Artificial Intelligence: A Guide For Thinking Humans

I'm an avid reader, often getting through two or three books a week. This partly due to my enviable status as a retired armchair philosopher and partly due to a thirst for knowledge - asking impertinent questions - that goes back as far as I can remember.

A persistent feeling I get with all this reading is: (a) there is so much to know and (b) almost every great idea I thought I had has already been written about by somebody smarter than me. At length.

Today, I read a special kind of book, namely Melanie Mitchell's "Artificial Intelligence: A Guide For Thinking Humans". Melanie's mentor was Douglas Hofstadter, someone we have both admired for a good part of 50 years. She "gets" Hofstader in a way few do. Inspired by Hofstader's alarm at the way the fiel
d of AI is heading, she provides us a deep, knowledgeable and informative overview of how "AI" actually works and what still remains as its fundamental challenges.

As it happens, her very readable book ties together a number of threads that I have been following in my main blog."Man and Superman". As with any great book, she provides powerful insights while straying maddeningly close to ideas I have been thinking about almost all my life. My own career started in "AI" in 1969 in a silo that would now be called "Good Old Fashioned AI" - GOFAI. The questions and methods that Melanie describes in her book were all very much alive back then. In fact, in spite of all the hype, most of the original questions remain unanswered. Indeed, it is quite reasonable to say that the fundamental question: "Can machines think?" will never be answered if, by that, you mean "think" in a way that is in any way similar to what humans do all the time, every day.

Why not? Mitchell provides an exhaustive survey of the major lines of research over the last 1/2 century that aim to create "thinking machines". It is not surprising to find her referring back to her mentor's most famous work (GEB-Goedel Escher Bach) which uncovers several of the key problems. For one thing, "understanding" seems to be a fundamentally human kind of thing. All our efforts since then have done little more than shine a bright light on what we mean by "understanding" while creating computer programs that stray further and further from true "understanding". These machines have no more idea of what they are doing than a book would "know" what it's "about". What is confusingly referred to as "Artificial Intelligence" is really an extremely indirect and convoluted form of human intelligence, "mashing up" input from thousands or hundreds of thousands of human beings to produce a "consensus" view that can sometimes be amazing and sometimes laughably wrong.

In this blog, I will often return to the example of my treasured books.
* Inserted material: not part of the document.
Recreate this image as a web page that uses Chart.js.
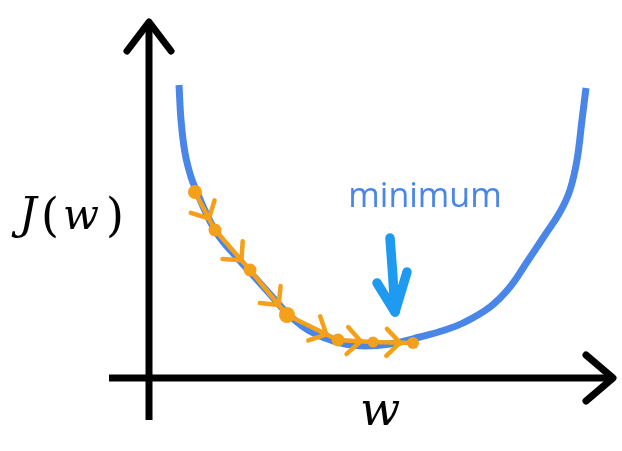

Each one is full of wonderful ideas. None are strictly original, in the sense that the author claims to have come up with something "out of the blue". In that sense, each book is a "mash-up" of the ideas of others - sometimes thousands of others. What the author does is provide a "mash-up" that is perhaps original, educational, relevant and interesting. In this blog, I try to do no more than that.
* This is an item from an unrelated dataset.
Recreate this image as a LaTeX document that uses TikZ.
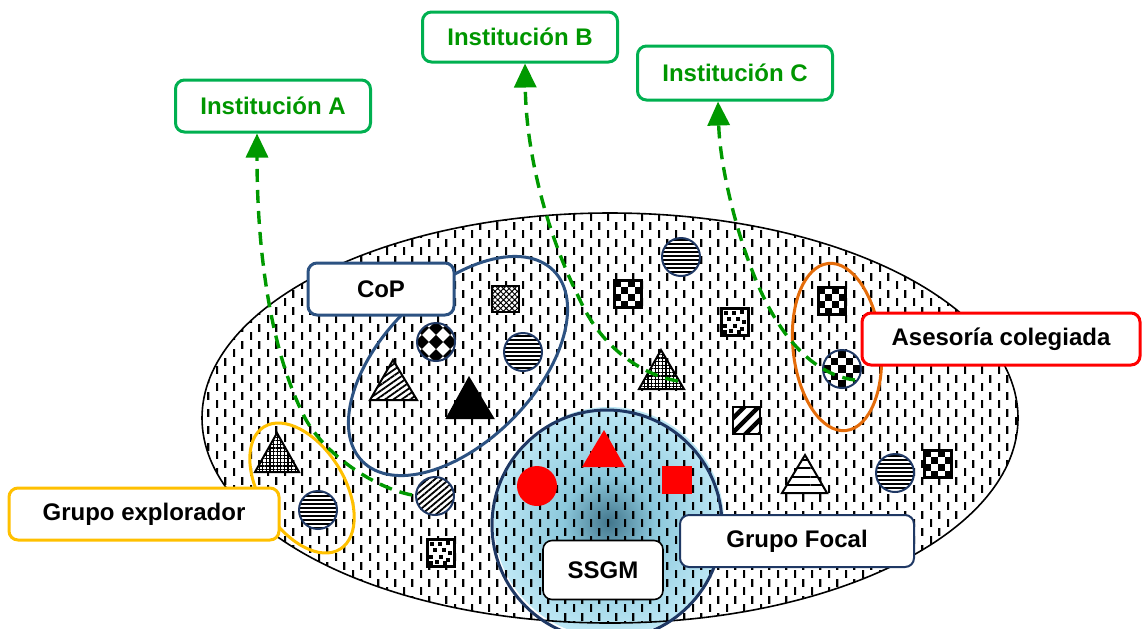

The point is that the book itself (a technology as old as civilization) doesn't "know" anything at all. It is simply a means to report the knowledge of humans.

This is true of the mass of knowledge we refer to as "Science". We use the jaw-dropping technology of the Hubble Telescope to discover (and "know") all kinds of things about the Universe. But the telescope itself has no idea what it is doing or why. Stepping on to the moon, Niel Armstrong acknowledged this fact by claiming his act as a "great leap for mankind".

Between the pages of Mitchell's book is a revolutionary but un-stated perspective. There is really nothing like "Artificial Intelligence" in the way most people understand it. Many people have reified this idea, making "AI" a monster that threatens to destroy us. It makes good movies, such as the Terminator. But the danger doesn't come from thinking machines. It comes, as it always has, by the misuse of technology. The danger in our time comes from stunningly powerful machines owned and operated by stupid people. My thesis is that "artificial intelligence" should refer to our misguided assumptions that humans are intelligent. Our own intelligence is what is "artificial". Our technologies, whether they be bows and arrows or IBM's WATSON, do nothing more than pool the hard-won discoveries of the human race to create tools that can save us or destroy us.